なぜオンプレミスが主流の時代にSMBにいい物が行き渡っていなかったかというと、やはり採算が合わないからなんです。そしてSaaSというソフトウェアがそれを担うようになりました。以前はオンプレミスのサーバーでサーバールームを作らないといけなかったのが、サーバーがクラウド化して手軽に使えるようになったと。
ただ、今特に日本国内のSaaSではエンタープライズシフトが起こっています。ソフトウェアを小さくして中小企業に安く使えるようにしたものの、やはり採算が合わないと気づいたわけです。
それをAIは「ノーコストです!」とズバッとコスト構造を変えていくので、いよいよSMBに採算が合うレベルで提供できるようになるのではないかと思っています。これは僕の中であくまでも仮説の段階ですが、ここにベットしておきたいなと。
──BPOという、今人がやっていることがAIに置き換わるのもそうですし、BPOの人たちが使っているSaaSを使う人・改良する人もAIに置き換わっていくということですか?
さらにロングトレンドで言うと、SaaSそのものがAIで置き換わると思っています。
そして、産業革命での馬車と車の話や蒸気機関の話などのように、置き換わる・置き換わらないではなく、別のものになる、手法がまるっと変わるという話なんですよね。
才能もあるし努力もするけど引き出しがない中小企業に渡して事業が花開いたり、大企業に成長することを目指したいと思っています。

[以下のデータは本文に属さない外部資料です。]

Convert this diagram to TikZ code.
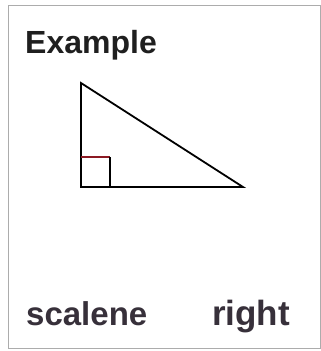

それが日本のためになります。
AIが来た時に10人の経理担当はどうするんだという話なのですが、他の仕事をもっとやりたい人はやればいいし、「だったら働かないわ」という人はもう働かなくてもいいよという社会にした方がいいと思うんですよね。
なので、そういった時代が来る中で、働く人はどうすべきかというと、「働きたくないなら働かなくていいんじゃない」と個人的には思います。それでも何かを成すことに面白みを感じてる人が、“成す”ことにフルフォーカスできる世の中になるのが、多分一番いい。社会的生産性も高いし、みんな幸せだと思います。
──では、会社としてはそういった時代の変化に対してどうすべきだと思いますか?
僕も含めた全ての経営者がまず考えなければいけないのは、「一体この会社の事業資産はなんだろう」という話だと思います。
そして、それを今後どうやって生かしていくか、どう作っていくか、AIをどう生かしてドライブさせるかという話です。ただこれはhowの話なので、究極は、AIの時代において「何をしたいんだっけ?」を再定義すること。会社を作っていく人が考えなくてはならないのはそこかなと思います。